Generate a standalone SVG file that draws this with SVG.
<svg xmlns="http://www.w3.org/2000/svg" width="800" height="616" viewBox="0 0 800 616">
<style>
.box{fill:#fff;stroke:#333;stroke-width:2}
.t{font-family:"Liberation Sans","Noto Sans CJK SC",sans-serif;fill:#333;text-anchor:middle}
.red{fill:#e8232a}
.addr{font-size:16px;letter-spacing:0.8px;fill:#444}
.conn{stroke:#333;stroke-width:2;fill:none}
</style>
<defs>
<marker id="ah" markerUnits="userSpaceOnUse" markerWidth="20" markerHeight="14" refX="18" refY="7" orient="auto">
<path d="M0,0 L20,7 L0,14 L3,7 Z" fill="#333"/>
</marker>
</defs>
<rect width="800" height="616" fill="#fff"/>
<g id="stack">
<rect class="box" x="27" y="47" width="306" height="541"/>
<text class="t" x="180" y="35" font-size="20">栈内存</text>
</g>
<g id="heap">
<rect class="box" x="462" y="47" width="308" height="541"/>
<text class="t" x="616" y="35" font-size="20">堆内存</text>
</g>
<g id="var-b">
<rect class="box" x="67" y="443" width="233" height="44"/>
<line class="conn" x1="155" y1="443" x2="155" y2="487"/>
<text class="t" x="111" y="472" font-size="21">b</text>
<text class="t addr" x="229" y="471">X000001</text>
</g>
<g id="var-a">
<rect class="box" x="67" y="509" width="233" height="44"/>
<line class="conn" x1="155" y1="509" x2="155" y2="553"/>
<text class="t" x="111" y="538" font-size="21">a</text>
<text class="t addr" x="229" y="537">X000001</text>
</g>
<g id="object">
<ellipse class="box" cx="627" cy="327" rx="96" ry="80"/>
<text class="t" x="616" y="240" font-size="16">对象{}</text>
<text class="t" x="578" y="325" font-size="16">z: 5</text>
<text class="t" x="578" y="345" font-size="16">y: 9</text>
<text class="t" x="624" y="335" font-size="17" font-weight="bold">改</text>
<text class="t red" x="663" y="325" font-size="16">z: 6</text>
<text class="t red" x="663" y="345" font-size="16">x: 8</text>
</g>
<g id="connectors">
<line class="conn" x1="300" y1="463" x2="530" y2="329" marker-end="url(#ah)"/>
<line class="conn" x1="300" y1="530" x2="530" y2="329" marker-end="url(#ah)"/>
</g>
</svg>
________________________________________
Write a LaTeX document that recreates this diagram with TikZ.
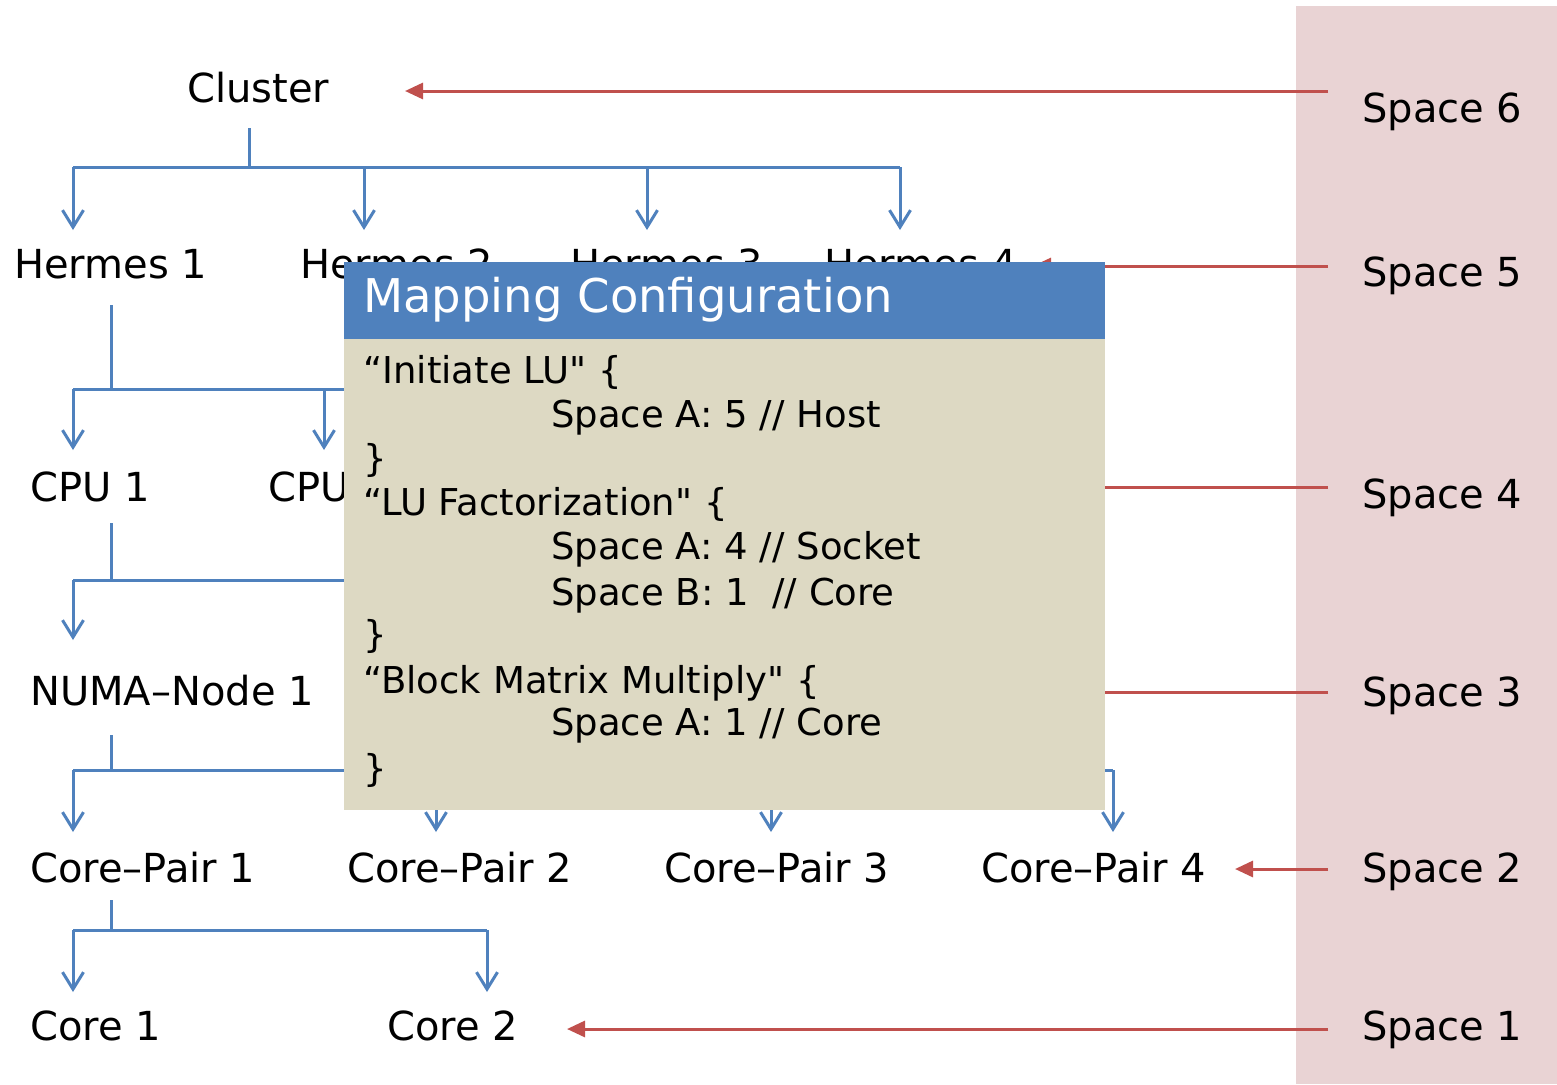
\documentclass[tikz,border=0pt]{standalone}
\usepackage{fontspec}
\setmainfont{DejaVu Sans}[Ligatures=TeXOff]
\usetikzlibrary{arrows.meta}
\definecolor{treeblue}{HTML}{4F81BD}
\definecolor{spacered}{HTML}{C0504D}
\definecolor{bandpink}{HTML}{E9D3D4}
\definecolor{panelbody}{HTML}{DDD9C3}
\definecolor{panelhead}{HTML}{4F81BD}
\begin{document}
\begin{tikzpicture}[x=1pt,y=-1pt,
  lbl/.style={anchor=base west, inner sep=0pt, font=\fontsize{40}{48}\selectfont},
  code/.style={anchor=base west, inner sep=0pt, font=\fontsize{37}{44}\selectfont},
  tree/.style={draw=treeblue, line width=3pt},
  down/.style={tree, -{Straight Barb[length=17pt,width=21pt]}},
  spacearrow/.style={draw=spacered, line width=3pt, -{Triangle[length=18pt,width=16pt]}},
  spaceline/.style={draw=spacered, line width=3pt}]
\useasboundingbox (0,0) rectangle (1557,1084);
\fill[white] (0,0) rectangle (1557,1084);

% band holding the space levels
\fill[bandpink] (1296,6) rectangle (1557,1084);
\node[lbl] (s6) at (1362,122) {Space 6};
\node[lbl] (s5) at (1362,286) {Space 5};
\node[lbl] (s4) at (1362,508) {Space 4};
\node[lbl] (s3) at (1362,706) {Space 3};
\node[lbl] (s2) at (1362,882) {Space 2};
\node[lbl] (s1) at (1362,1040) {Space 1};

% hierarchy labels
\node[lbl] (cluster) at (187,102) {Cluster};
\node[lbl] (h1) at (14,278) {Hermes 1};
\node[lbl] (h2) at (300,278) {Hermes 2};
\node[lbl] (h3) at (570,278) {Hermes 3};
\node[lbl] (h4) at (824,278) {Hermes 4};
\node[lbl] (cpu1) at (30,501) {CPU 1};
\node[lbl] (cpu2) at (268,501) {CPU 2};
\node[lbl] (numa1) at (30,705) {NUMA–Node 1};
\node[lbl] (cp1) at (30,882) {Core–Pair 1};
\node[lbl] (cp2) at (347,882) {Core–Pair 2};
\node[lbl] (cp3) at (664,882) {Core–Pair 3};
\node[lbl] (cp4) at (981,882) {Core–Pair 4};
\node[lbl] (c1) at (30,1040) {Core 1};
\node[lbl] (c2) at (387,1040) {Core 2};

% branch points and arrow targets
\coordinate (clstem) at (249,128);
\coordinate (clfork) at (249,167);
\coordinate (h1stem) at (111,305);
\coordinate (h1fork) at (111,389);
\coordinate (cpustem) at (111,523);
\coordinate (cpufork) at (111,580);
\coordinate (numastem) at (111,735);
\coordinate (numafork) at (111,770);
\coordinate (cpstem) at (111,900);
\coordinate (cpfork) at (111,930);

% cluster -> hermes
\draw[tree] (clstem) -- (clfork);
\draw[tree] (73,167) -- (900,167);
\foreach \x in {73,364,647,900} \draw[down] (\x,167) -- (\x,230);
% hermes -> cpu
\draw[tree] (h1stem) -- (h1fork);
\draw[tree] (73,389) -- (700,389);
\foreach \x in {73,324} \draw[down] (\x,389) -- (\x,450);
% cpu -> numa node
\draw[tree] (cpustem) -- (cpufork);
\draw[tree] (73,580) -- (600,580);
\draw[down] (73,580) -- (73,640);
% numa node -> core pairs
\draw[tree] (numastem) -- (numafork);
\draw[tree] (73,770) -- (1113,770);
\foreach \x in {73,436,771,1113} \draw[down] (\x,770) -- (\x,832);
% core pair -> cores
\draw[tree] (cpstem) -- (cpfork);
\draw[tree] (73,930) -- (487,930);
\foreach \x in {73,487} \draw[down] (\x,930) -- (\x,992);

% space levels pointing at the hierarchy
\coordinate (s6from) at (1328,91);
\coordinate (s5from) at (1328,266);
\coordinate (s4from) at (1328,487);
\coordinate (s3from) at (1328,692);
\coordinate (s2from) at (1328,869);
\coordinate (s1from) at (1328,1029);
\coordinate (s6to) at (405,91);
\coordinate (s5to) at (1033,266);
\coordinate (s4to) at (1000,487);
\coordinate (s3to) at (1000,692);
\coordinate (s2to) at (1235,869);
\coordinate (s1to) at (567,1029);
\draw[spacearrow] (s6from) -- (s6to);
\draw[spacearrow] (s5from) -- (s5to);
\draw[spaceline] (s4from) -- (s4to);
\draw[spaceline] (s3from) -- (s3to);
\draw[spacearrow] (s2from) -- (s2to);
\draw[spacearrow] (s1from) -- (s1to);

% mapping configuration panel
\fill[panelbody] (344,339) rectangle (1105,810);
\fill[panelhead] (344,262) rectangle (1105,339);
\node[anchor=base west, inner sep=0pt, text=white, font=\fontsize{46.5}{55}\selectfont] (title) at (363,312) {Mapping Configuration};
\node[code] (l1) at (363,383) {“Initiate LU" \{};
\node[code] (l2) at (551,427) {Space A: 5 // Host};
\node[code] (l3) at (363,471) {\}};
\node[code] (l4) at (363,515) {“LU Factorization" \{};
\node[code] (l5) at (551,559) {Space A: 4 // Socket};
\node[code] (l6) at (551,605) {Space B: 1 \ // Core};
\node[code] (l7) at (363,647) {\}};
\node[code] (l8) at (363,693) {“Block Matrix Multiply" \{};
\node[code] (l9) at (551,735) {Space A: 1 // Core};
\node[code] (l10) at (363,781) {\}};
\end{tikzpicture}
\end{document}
________________________________________
WHAT TO DO: Make an exact copy of the lines from the one containing "Write a LaTeX" to the one containing "(s1) at (1362,1040)", keeping both and leaving out every picture.

COMPLETED TASK:
Write a LaTeX document that recreates this diagram with TikZ.
\documentclass[tikz,border=0pt]{standalone}
\usepackage{fontspec}
\setmainfont{DejaVu Sans}[Ligatures=TeXOff]
\usetikzlibrary{arrows.meta}
\definecolor{treeblue}{HTML}{4F81BD}
\definecolor{spacered}{HTML}{C0504D}
\definecolor{bandpink}{HTML}{E9D3D4}
\definecolor{panelbody}{HTML}{DDD9C3}
\definecolor{panelhead}{HTML}{4F81BD}
\begin{document}
\begin{tikzpicture}[x=1pt,y=-1pt,
  lbl/.style={anchor=base west, inner sep=0pt, font=\fontsize{40}{48}\selectfont},
  code/.style={anchor=base west, inner sep=0pt, font=\fontsize{37}{44}\selectfont},
  tree/.style={draw=treeblue, line width=3pt},
  down/.style={tree, -{Straight Barb[length=17pt,width=21pt]}},
  spacearrow/.style={draw=spacered, line width=3pt, -{Triangle[length=18pt,width=16pt]}},
  spaceline/.style={draw=spacered, line width=3pt}]
\useasboundingbox (0,0) rectangle (1557,1084);
\fill[white] (0,0) rectangle (1557,1084);

% band holding the space levels
\fill[bandpink] (1296,6) rectangle (1557,1084);
\node[lbl] (s6) at (1362,122) {Space 6};
\node[lbl] (s5) at (1362,286) {Space 5};
\node[lbl] (s4) at (1362,508) {Space 4};
\node[lbl] (s3) at (1362,706) {Space 3};
\node[lbl] (s2) at (1362,882) {Space 2};
\node[lbl] (s1) at (1362,1040) {Space 1};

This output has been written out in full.